When Fox Hill Farm announced the retirement of champion Songbird Aug. 31, owner Rick Porter made the somewhat unconventional decision to post part of the filly's veterinary reports on Facebook to help fans understand the reasons for her departure. Those reports, from the office of Dr. Larry Bramlage at Rood and Riddle Equine Hospital in Lexington, Ky., can serve as a reminder about the challenges of preventing serious injury on the track.
The filly's discharge papers revealed her issues were two-fold: she had proximal suspensory ligament desmitis in both hind legs and a lesion in a front distal cannon bone.
The hind leg issue refers to swelling in the suspensory ligament, which is the one that runs down the back of the leg and holds the sesamoid bones at the back of the ankle in place. Although Porter's statement indicated Bramlage picked up on the ligament issue quickly, Songbird's discharge report shows she probably appeared sound at a jog in a straight line – it was only when she was turned in circles the lameness became apparent.
As is typical in lameness exams, Bramlage applied a temporary nerve block at strategic points in the hind legs to check whether Songbird would jog circles sound when relieved of discomfort from the hind suspensory ligaments. It was then he saw a lameness in her front legs, which was almost completely symmetrical, prompting follow-up diagnostics revealing the lesion.
The fact she had discomfort in both her front and hind legs reminds me of something Dr. Mary Scollay, equine medical director at the Kentucky Horse Racing Commission, told me about the difficulty in preventing fatal injuries. A horse with pre-existing issues in both front or both back legs probably won't bobble from one to the other like a conventionally ‘lame' horse. Instead, she may move in a short or choppy way, which could more easily escape detection, especially to a trainer unfamiliar with the horse's natural movement – a particular problem for horses that move barns a lot.
Initially, I wondered whether there were parallels between Songbird's issues and the types of pre-existing damage often seen on necropsy in fatal breakdowns. Although her cannon bone issues could have ultimately resulted in a fatal breakdown, Bramlage said neither her suspensory ligament desmitis nor the cannon bone damage were the result of months of wear and tear, most commonly the case in racetrack fatalities. He suspects both injuries trace back to earlier this year, probably some time after her first race of the season.
“Horses that don't have any obvious problems but you know their performance is declining, usually you find more than one problem going on,” Bramlage said. “The problems in the bottom of the cannon bone, though they bother a horse, they're not exquisitely painful compared to proximal suspensories, which have a much higher nerve supply, so a little inflammation in the top of the suspensory causes a lot more lameness than something down around the fetlock.”
Bramlage did think Songbird's case was a good example of how lamenesses can ‘hide,' and explains why, after a serious injury, trainers often tell the media they never saw a problem in the affected leg.
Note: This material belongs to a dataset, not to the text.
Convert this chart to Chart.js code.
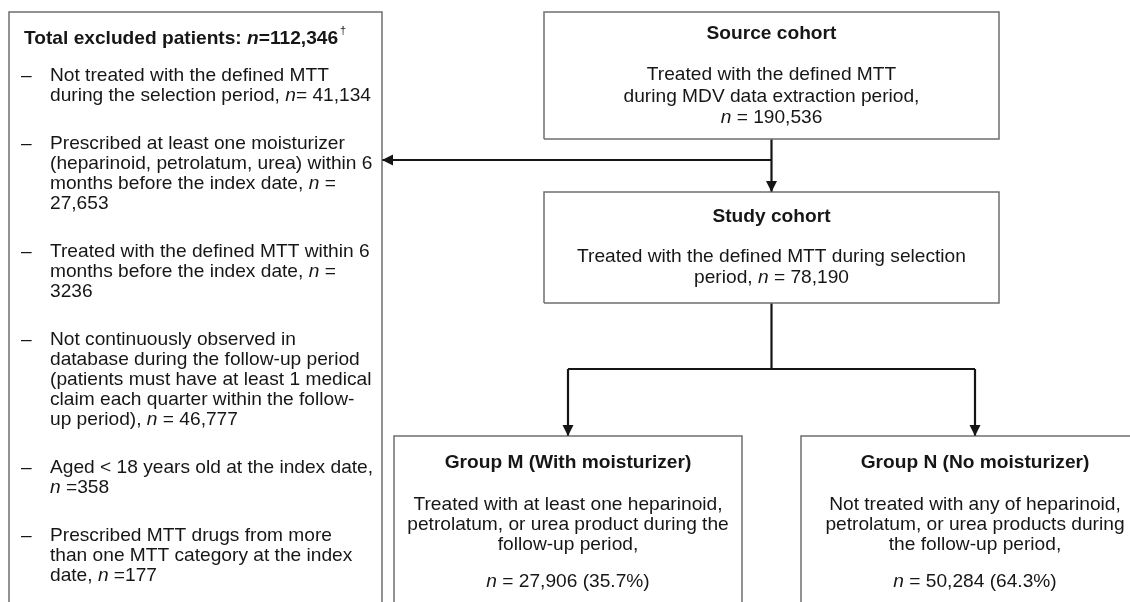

“There are many horses that are just not going right, but the secondary lameness (in this instance, the proximal suspensory) is covering up the primary problem, which might be in the bottom of the cannon bone, it might be something in the knee, it might be a simple chip fracture,” Bramlage said. “Where that's important is people say ‘How can the horse have a condylar fracture and never have shown anything?' Well, that's perfectly plausible if you have some low-grade problems going on in the cannon bone, and that causes them to get sore behind. There are horses who have unknown problems to anyone on the outside, but the horse probably knows it's there because he's getting sore someplace else protecting that area. If that's not recognized, then the primary problem may break and no one ever really knew that it was there.
“When people say that happens, it truly does happen.”
So what's the solution? At this point, Bramlage believes it comes down to trainers taking cues from horses.
“The stables who are best at detecting problems early often detect them because the horse is not happy or the horse changes,” Bramlage said. “Even though they're not frankly, lame, they begin to suspect something and they start looking for it. The ones that things sneak by them are the ones that are willing to accept, ‘Oh the horse has always moved like that.' That's usually not the case. There are a few instances where horses do move unusually but usually if a horse is moving unusually, he's protecting something.”
Songbird was lucky in many ways. One of them was having spent three racing seasons in the barn of Jerry Hollendorfer, with a staff who knew her well and recognized she was not quite herself following her three starts this year (despite winning two Grade 1s). She was also lucky to have an owner in Porter who was willing to ship her to Rood and Riddle for evaluation and spare no expense to diagnose the issue. One of the biggest problems in racing is that not all horses are as lucky.